Earlier in the day, the special investigative team summoned an official from SK Group for questioning on allegation that the corporation illegally lobbied the Park administration to win back its duty-free shop licenses it had lost last year.

There has been suspicion that the government had changed regulations for the duty-free shop licensing to help SK and Lotte Group.

It has been alleged that the donations to Mir and K-Sports foundations by the SK, Lotte, Samsung, Hyundai Motors and other large companies had been bribes. Park’s confidante Choi Soon-sil, who is related to establishment of the two organizations, is believed to have embezzled some or all of the money, which totaled $77.4 billion won ($65.8 million).

Some companies have also received requests for additional donations, such as SK and Lotte, who were asked respectively to donate an extra 8 billion won and 7.5 billion won after heads of the companies had a private meeting with Park.

Choi and former presidential secretary An Chong-bum have been indicted on charges of abusing their authority during the establishment of the two organizations. The prosecution recently added bribery to the charges against the pair.
Prosecutor General Kim Soo-nam enters the Supreme Prosecutors’ Office in Seoul on Friday. Yonhap
Prosecutor General Kim Soo-nam enters the Supreme Prosecutors’ Office in Seoul on Friday. Yonhap

The focus of the prosecution’s investigation has recently been to link the bribery charges to Park herself. The prosecution had specified Park as an accomplice to Choi and An, making it likely that any proven bribery will be traced back to the president.

Prosecutor General Kim Soo-nam has reportedly led the active investigation into Park’s inner circle, with sources saying that he suggested that they include bribery charges for Choi and An.

As of Friday, investigators raided the offices of Lotte and SK, along with those of Samsung Group and the National Pension Service, related to allegations of corruption related to Park.

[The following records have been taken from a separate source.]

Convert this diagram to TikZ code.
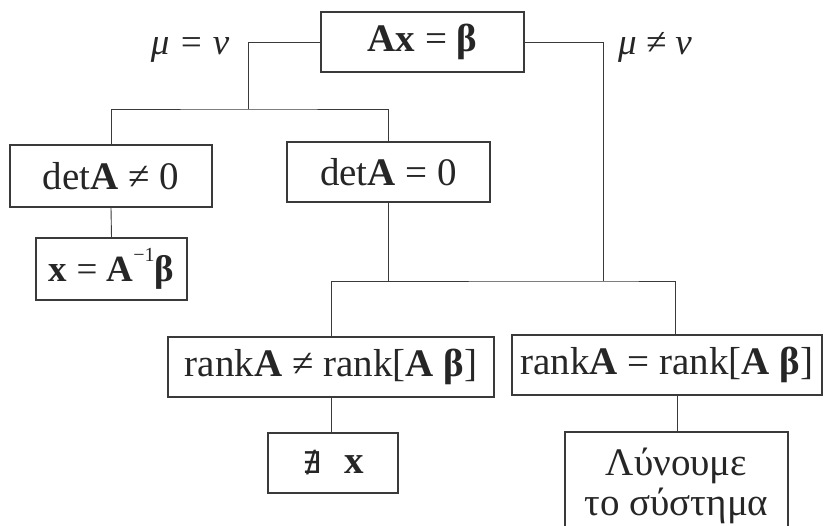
\documentclass[tikz,border=0pt]{standalone}
\usepackage{fontspec}
\setmainfont{Liberation Serif}
\newfontfamily\symfont{DejaVu Sans}
\definecolor{ink}{HTML}{262626}
\definecolor{wire}{HTML}{3A3A3A}
\begin{document}
\begin{tikzpicture}[x=1pt,y=-1pt,
  box/.style={draw=wire,line width=1.3pt,rectangle,inner sep=0pt,text=ink,
    font=\fontsize{39}{44}\selectfont},
  wirestyle/.style={draw=wire,line width=0.9pt},
  lbl/.style={text=ink,font=\fontsize{37}{42}\selectfont\itshape}]
\useasboundingbox (0,0) rectangle (830,526);
\fill[white] (0,0) rectangle (830,526);
\node[box,minimum width=203pt,minimum height=60pt] (top) at (422.5,42) {\textbf{Ax} = \textbf{β}};
\node[box,minimum width=202pt,minimum height=62pt] (det1) at (111,176) {det\textbf{A} ≠ 0};
\node[box,minimum width=203pt,minimum height=60pt] (det0) at (388.5,172) {det\textbf{A} = 0};
\node[box,minimum width=151pt,minimum height=62pt,font=\fontsize{37}{42}\selectfont] (xA) at (111.5,269) {\textbf{x} = \textbf{A}\raisebox{0.55em}{\fontsize{20}{20}\selectfont −1}\textbf{β}};
\node[box,minimum width=326pt,minimum height=60pt] (r1) at (331,367) {rank\textbf{A} ≠ rank[\textbf{A} \textbf{β}]};
\node[box,minimum width=310pt,minimum height=60pt] (r2) at (667,365) {rank\textbf{A} = rank[\textbf{A} \textbf{β}]};
\node[box,minimum width=130pt,minimum height=60pt] (nx) at (333,463) {{\symfont\fontsize{30}{30}\selectfont ∄}\hspace{0.6em}\textbf{x}};
\node[box,minimum width=223pt,minimum height=108pt,align=center] (lyn) at (676.5,486) {Λύνουμε\\[-4pt]το σύστημα};
\node[lbl] (lab1) at (190,50) {μ = ν};
\node[lbl] (lab2) at (655,47) {μ ≠ ν};
\coordinate (jL) at (248,109);
\coordinate (jR) at (603,281);
\draw[wirestyle] (top.west) -| (jL);
\draw[wirestyle] (det1.north) |- (jL) -| (det0.north);
\draw[wirestyle] (top.east) -| (jR);
\draw[wirestyle] (r1.north) |- (jR) -| ([xshift=8pt]r2.north);
\draw[wirestyle] (det0.south) -- (det0.south |- jR);
\draw[wirestyle] (det1.south) -- (xA.north);
\draw[wirestyle] (r1.south) -- (r1.south |- nx.north);
\draw[wirestyle] ([xshift=10pt]r2.south) -- ([xshift=10pt]r2.south |- lyn.north);
\end{tikzpicture}
\end{document}
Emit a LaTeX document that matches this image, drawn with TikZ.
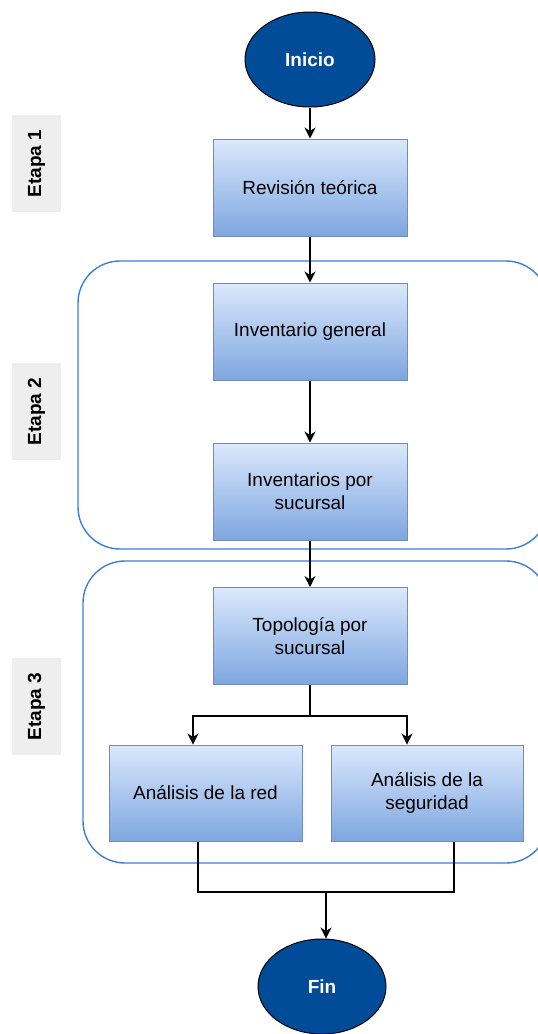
\documentclass[tikz,border=0pt]{standalone}
\usepackage{fontspec}
\setmainfont{Liberation Sans}
\usetikzlibrary{arrows.meta,shapes.geometric}
\definecolor{boxtop}{HTML}{DAE8FC}
\definecolor{boxbot}{HTML}{7EA6E0}
\definecolor{boxline}{HTML}{6C8EBF}
\definecolor{termfill}{HTML}{004C99}
\definecolor{groupline}{HTML}{3D7EDB}
\definecolor{tagfill}{HTML}{EEEEEE}
\begin{document}
\begin{tikzpicture}[x=1pt,y=-1pt,
  stepbox/.style={rectangle, draw=boxline, line width=1pt, top color=boxtop, bottom color=boxbot,
    minimum width=194pt, minimum height=97pt, inner sep=0pt, align=center,
    font=\fontsize{19}{23}\selectfont},
  term/.style={ellipse, draw=black, line width=1pt, fill=termfill, minimum width=130pt,
    minimum height=95pt, inner sep=0pt, text=white, font=\fontsize{19}{22}\selectfont\bfseries},
  stage/.style={rectangle, fill=tagfill, minimum width=97pt, minimum height=49pt, inner sep=0pt,
    rotate=90, font=\fontsize{19}{22}\selectfont\bfseries},
  group/.style={draw=groupline, line width=1.4pt, rounded corners=42pt},
  link/.style={draw=black, line width=1.3pt},
  flow/.style={link, -{Stealth[length=11pt,width=11pt,inset=3.5pt]}}
]
\path[use as bounding box] (0,0) rectangle (538,1034);

% stage frames
\draw[group] (78,261) rectangle (548,549);
\draw[group] (83,561) rectangle (548,863);

% stage labels
\node[stage] (e1) at (36.5,163.5) {Etapa 1};
\node[stage] (e2) at (36.5,411.5) {Etapa 2};
\node[stage] (e3) at (36.5,706.5) {Etapa 3};

% start / end
\node[term] (inicio) at (310,59.5) {Inicio};
\node[term, minimum width=128pt] (fin) at (322,986.5) {Fin};

% process steps
\node[stepbox] (rev) at (310,187.5) {Revisión teórica};
\node[stepbox] (invg) at (310,331.5) {Inventario general};
\node[stepbox] (invs) at (310,491.5) {Inventarios por\\sucursal};
\node[stepbox] (topo) at (310,636) {Topología por\\sucursal};
\node[stepbox, minimum width=193pt, minimum height=96pt] (red) at (205.5,793) {Análisis de la red};
\node[stepbox, minimum width=192pt, minimum height=96pt] (seg) at (427,793) {Análisis de la\\seguridad};

% main flow
\draw[flow] (inicio) -- (rev);
\draw[flow] (rev) -- (invg);
\draw[flow] (invg) -- (invs);
\draw[flow] (invs) -- (topo);

% split after topology
\coordinate (split) at (310,716);
\coordinate (splitL) at (193,716);
\coordinate (splitR) at (407,716);
\draw[link] (topo) -- (split);
\draw[flow] (split) -- (splitL) -- (splitL |- red.north);
\draw[flow] (split) -- (splitR) -- (splitR |- seg.north);

% merge towards the end
\coordinate (mergeL) at (198,892);
\coordinate (mergeR) at (454,892);
\coordinate (mergeC) at (326,892);
\draw[link] (red.south -| mergeL) -- (mergeL) -- (mergeR) -- (seg.south -| mergeR);
\draw[flow] (mergeC) -- (mergeC |- fin.north);
\end{tikzpicture}
\end{document}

Prosecutors are looking into suspicion that the president pressured the NPS to back the merger of Samsung C&T with Cheil Industries. The NPS holds shares in both companies. Samsung is believed to have provided sizeable support for Choi’s daughter Chung Yoo-ra, while being the biggest benefactor of the Mir and K-Sports foundations.

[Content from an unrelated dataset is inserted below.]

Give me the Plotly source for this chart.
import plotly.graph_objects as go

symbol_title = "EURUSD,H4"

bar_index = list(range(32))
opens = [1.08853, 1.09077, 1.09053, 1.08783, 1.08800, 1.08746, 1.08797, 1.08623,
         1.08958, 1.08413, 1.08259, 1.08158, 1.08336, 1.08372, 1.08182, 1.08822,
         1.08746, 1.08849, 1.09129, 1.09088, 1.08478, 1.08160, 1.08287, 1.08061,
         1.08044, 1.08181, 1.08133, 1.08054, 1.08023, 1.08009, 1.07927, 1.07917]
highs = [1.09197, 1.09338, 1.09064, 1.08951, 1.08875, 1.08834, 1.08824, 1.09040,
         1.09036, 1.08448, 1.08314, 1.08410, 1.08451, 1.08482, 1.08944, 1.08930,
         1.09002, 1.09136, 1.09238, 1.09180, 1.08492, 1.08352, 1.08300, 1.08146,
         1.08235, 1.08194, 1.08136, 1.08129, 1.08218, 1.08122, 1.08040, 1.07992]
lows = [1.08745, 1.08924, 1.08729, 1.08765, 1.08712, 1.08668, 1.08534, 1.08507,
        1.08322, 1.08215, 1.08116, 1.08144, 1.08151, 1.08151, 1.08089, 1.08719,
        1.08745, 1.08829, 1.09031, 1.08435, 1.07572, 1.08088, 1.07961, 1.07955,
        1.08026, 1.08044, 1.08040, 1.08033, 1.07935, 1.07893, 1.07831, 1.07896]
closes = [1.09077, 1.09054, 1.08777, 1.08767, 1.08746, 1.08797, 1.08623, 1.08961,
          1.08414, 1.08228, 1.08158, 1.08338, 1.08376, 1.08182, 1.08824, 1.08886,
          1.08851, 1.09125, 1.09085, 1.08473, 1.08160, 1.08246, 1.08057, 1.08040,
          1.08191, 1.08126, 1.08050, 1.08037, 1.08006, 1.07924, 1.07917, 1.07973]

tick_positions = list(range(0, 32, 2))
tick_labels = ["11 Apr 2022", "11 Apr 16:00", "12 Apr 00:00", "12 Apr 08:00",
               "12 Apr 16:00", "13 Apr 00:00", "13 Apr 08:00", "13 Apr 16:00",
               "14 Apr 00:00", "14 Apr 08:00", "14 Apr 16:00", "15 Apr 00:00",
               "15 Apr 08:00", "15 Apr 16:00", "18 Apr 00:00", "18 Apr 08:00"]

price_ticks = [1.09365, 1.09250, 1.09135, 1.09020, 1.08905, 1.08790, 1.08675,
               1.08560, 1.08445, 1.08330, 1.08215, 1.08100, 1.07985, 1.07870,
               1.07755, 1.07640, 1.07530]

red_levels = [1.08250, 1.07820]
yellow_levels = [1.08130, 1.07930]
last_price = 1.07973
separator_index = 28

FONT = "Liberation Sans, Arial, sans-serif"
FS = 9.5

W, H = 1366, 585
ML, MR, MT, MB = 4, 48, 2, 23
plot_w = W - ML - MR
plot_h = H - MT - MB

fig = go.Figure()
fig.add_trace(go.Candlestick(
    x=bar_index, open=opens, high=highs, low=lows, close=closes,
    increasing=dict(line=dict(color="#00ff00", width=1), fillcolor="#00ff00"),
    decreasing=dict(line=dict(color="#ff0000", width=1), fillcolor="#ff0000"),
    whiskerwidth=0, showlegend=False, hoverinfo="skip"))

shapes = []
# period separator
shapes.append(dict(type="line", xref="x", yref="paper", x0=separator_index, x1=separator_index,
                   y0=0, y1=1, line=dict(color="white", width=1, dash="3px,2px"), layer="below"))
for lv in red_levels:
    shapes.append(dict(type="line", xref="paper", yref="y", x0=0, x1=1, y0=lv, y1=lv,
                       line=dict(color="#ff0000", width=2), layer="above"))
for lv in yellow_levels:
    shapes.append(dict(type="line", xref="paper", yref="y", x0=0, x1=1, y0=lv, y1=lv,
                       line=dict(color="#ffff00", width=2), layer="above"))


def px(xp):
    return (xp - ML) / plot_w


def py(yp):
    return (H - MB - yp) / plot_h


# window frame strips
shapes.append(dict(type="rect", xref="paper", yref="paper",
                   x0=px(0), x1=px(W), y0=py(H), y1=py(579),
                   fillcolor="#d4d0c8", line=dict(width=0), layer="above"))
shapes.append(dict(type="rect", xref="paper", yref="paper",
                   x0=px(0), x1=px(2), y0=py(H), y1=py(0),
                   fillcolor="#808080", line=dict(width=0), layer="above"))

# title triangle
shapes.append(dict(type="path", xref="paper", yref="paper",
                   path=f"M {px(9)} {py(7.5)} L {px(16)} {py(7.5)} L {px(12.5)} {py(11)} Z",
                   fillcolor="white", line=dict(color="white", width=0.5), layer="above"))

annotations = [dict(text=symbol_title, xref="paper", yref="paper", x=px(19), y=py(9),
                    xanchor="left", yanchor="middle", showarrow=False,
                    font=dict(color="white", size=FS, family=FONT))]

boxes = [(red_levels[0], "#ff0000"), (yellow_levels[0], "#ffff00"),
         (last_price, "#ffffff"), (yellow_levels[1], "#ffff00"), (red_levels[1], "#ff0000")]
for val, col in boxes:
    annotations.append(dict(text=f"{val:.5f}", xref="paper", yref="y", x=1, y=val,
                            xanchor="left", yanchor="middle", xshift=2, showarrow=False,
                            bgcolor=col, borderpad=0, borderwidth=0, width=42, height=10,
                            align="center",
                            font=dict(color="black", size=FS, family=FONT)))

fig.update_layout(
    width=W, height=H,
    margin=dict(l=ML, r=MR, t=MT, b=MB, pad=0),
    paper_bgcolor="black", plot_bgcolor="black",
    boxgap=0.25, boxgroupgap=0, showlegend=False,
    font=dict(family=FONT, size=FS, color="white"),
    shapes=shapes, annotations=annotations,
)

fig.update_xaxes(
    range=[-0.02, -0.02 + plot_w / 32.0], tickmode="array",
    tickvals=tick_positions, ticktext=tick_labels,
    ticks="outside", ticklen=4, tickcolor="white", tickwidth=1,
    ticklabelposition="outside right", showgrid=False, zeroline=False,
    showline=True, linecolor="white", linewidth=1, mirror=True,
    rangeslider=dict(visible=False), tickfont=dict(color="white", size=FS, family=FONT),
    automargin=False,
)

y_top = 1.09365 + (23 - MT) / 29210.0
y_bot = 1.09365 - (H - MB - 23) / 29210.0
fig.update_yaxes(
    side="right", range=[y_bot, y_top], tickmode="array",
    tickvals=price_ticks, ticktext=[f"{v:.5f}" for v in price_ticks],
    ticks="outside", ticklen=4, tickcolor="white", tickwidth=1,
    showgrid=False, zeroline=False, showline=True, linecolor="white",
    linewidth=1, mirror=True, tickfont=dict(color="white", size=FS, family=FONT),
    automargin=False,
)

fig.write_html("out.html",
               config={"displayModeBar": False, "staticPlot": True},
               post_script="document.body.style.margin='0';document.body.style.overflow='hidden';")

There has been suspicion that such actions by the NPS have been in return for Samsung’s financial support. Chung was illegally admitted to Ewha Womans University, and received unlawful favors during her middle, high school and college years, according to an Education Ministry investigation.

Government offices including the Finance Ministry have also been raided, with the prosecution looking for evidence of “illegal solicitation.” Proving that the donations were solicitation, not a result of coercion, is the key to proving that they were actually bribes.

Finance Minister Yoo Il-ho declined to comment on the raid, saying it was “not yet time to say something.”

Although the prosecution said it would continue to request a face-to-face interview with Park, she has vowed not to cooperate with its investigation. The ball now appears to be in the court of an independent counsel, which is expected to start an investigation into the scandal early next month.

“Our consistent stance has been to try our best in the investigation until the day we hand over the case to the independent counsel,” an official from the prosecution said.

Between the snowballing scandal and Park’s approval rating falling to a new low of 4 percent -- according to Gallup Korea -- the bribery charges are expected to all but confirm the prospect of Park’s impeachment.

The National Assembly’s previous attempt to impeach a president -- ex-President Roh Moo-hyun in 2004 -- had failed after nationwide protests against the move. But in the process, the Constitutional ruling effectively outlined the criteria for a president’s impeachment as “an act of corruption by abusing one’s power and position, such as receiving bribes or embezzling public funds.”

Adding bribery charges will also allow a harsher punishment on the accused. The major charges against the suspects in the scandal currently is abuse of authority, the maximum penalty for which is five years in prison.

But the punishment for bribery -- for sums of 100 million won or more -- starts with 10 years in prison and peaks at lifetime imprisonment.